Necessity is the mother of invention. True to this saying, the necessity for big players to have a greater portion of the software cake appears to be behind the recent import of the foreign-invented book-building process in Indian IPOs. Not surprisingly, the latest financial `innovation' comes bang in the midst of a raging infotech boom.Unlike soap major Nirma's aborted exercise two years back, the recent book-building offer by the New Delhi-based Hughes Software Systems Ltd (HSSL) was a roaring success. Against a maximum target amount of about Rs 250 crore, HSSL's offer reportedly raked in a whopping Rs 6,000 crore from FIIs, corporates and other high net worth investors. While the merchant bankers are elated by such an overwhelming response to the first ever book-building in equities, the process itself raises some pertinent questions.
A major fallout of the book-building process is the relegation of smaller investors to a lesser role in IPOs. In the case of HSSL, 90 per cent of the IPO was through the book-building method while the balance 10 per cent was by way of a fixed price offer to individuals.
In the book-building component, only 15 per cent was reserved for small investors applying for less than 1,000 shares. In other words, in the book-building route, only about one-fifth of the IPO was available to small individual investors as opposed to the 50 per cent in a normal public issue.
What's more, though the fixed price component was reserved for individual applicants, no maximum limit for the application size was prescribed. Thus, the situation was tailor-made for market operators to edge out the small applicants through sheer financial muscle.
Disturbingly, there were many other loopholes as well. According to the bidding process for HSSL's book-built portion, the syndicate member, who functioned as the investors' agent, had the right to take the requisite bidding details from bidders based abroad even without the bid forms being physically received. This kind of discretion available to market intermediaries could possibly have led to untold manipulations.
Another more dangerous discretion given to the syndicate member is to waive the requirement of payment by certain bidders. In effect, this provision expects the syndicate member to double up as a banker to assess the credit worthiness of such bidders. Indian merchant bankers would not only find this a tall order, but also some of them might be tempted to misuse this facility. More so, since the syndicate member is empowered to reject the bid, where the payment has been waived, on any ground whatsoever! This could lead to a situation where the oversubscription could be built up artificially, ie, without a corresponding financial stake. Perhaps, this could be the cause of HSSL's overwhelming response! As if these are not enough, additional discretion has been reportedly vested in the book running lead manager (BRLM) to ``look at the seriousness and long-term commitment of the investor'' while finalising the allotment for the book-built portion.
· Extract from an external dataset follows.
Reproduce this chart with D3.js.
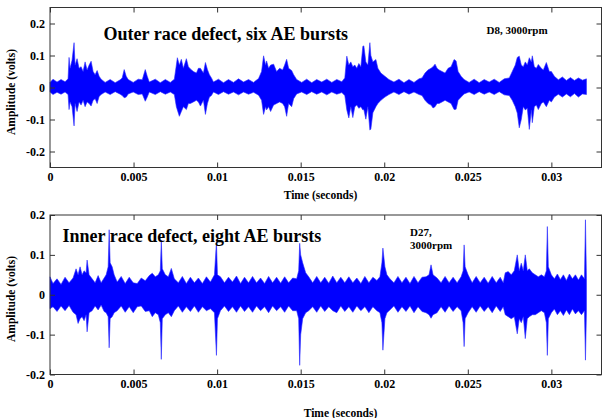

Say, how will the merchant banker estimate these subjective things? Surely, if a merchant banker decides to refuse or prune allotment to a section of the investors citing lack of seriousness or long-term commitment, the aggrieved investors can and will take the matter to court alleging bias on the part of the merchant banker.
In fact, investors' apprehension in this respect has already been proved right. Many an investor of HSSL's public issue complains today that the lead manager, Kotak Mahindra Capital Company, allotted the book-building portion of 39.37 lakh shares predominantly to its own clients, associates and some handful of `friendly' institutional investors. A relevant question that arises here is, if merchant bankers can `privately' allot the public issue of shares to their cronies and clients, then, why make a public issue at all? Viewed from whichever way, it does not seem too intelligent to simply copy foreign practices when the Indian financial system continues to be burdened with a dithering regulatory infrastructure. Even the supposedly self-regulatory organisations here lack the teeth to bite.
History has shown that in boom conditions, merchant bankers tend to acquire a halo about themselves. For corroboration, one does not have to look beyond Amitabh Bachchan Corporation Ltd (ABCL), which promised Mars in the mid-90s but bit the dust instead. In the run-up to the private placement of ABCL's equity with institutional investors, the brand equity of Amitabh Bachchan was reportedly put at Rs 150 crore by Uday Kotak himself. But now, ABCL has turned sick and the Shahenshah of yesteryears, who stood as guarantor for the loan to the company, is being hounded by bankers.
A case of hunter becoming the hunted! Incidentally, Kotak Mahindra, which helped launch ABCL, is the force behind that led HSSL to price its offer so high!